I know you don't mean cheap in a bad way. I was 17 when I bought my first purebred and I didn't have much money, but I found a breeder who had an older kitten (5 months) and she gave me a discount on her. I only paid $330 for a perfectly healthy purebred with a great pedigree (I later realized). This female became the foundation of my cattery.

When it comes to food, I don't feed dry, at all. Stick with high quality wet food, for kittens and adults. The cat is a carnivore and they don't need all the carbs in the dry food.


----------



## Doeremi (Aug 21, 2004)

$850 is too much even for a purebred (pet quality) in my opinion. You should be able to find a retired breeder or retired showcat for $200 or less. Check out this site. It should lead you to a breeder in Southern Ca. 
:arrow: http://www.breedlist.com/retired/index.html


----------



## Raul-7 (Sep 17, 2004)

I want kittens, not retired cats. Sorry if I seem harsh, I just want them to grow with me.

I found a breeder who wants to sell me a Tonk kitten for $450, is that a good price?


----------



## Sol (Feb 20, 2003)

Raul-7 said:


> I want kittens, not retired cats. Sorry if I seem harsh, I just want them to grow with me.
> 
> I found a breeder who wants to sell me a Tonk kitten for $450, is that a good price?


I would say that's about as cheap as it can get with purebred kittens.


----------



## Gabreilla Moushigo (Jun 14, 2004)

$450 is a very nice price for a purebred cat! I am getting mine for $300-400 - but... I also have to pay for his last kitty shots and rabies and neauter him.
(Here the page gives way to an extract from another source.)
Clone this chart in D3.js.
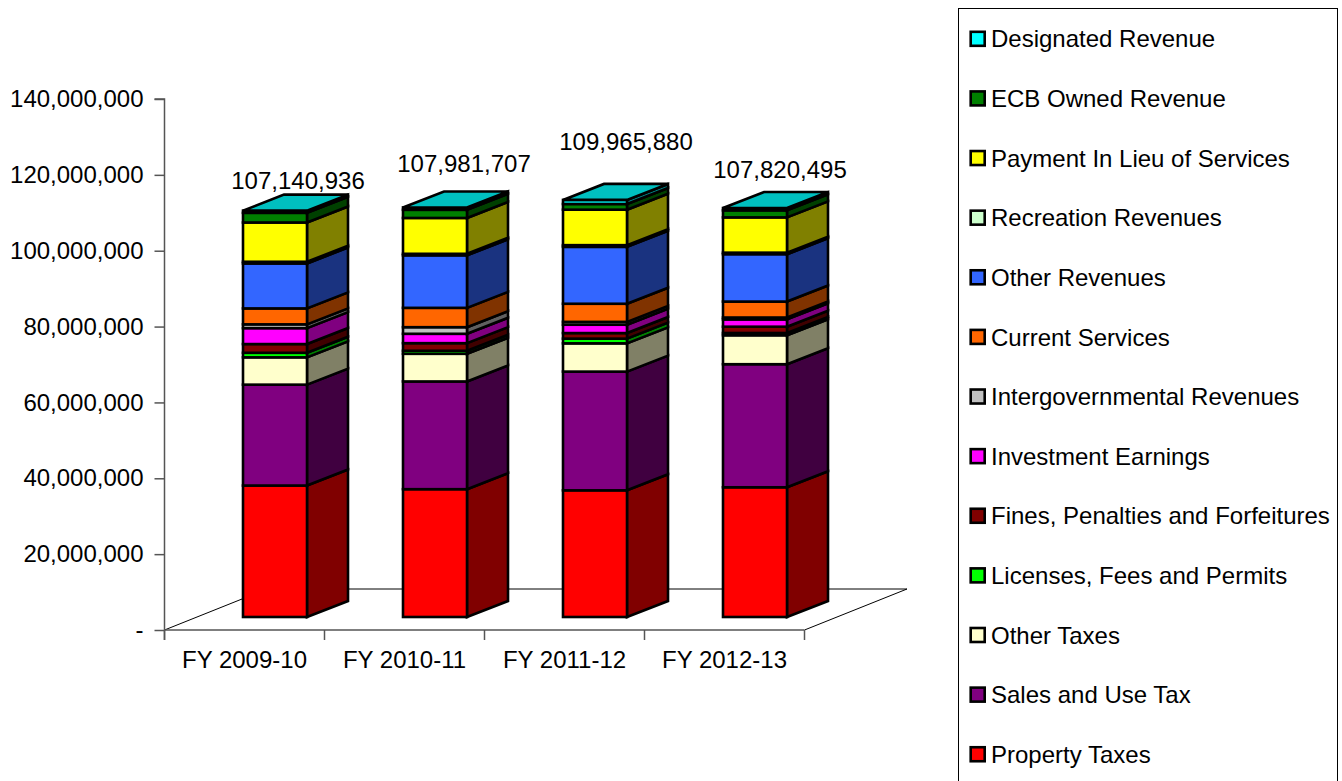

He gets to come home early to me - which is a plus though - I love my kittens!


----------



## Pigsterz (Oct 14, 2004)

Just be sure you checkout the breeder's reputation and really get to know the breeder and how they raise their cats. Just my opinion. There are some unscrupulous breeders out there (just like there are a lot of bad pet owners out there as well). $450 is still a good chunk of change, and you want to be sure you are getting a healthy kitten whose parents have no known probs.


----------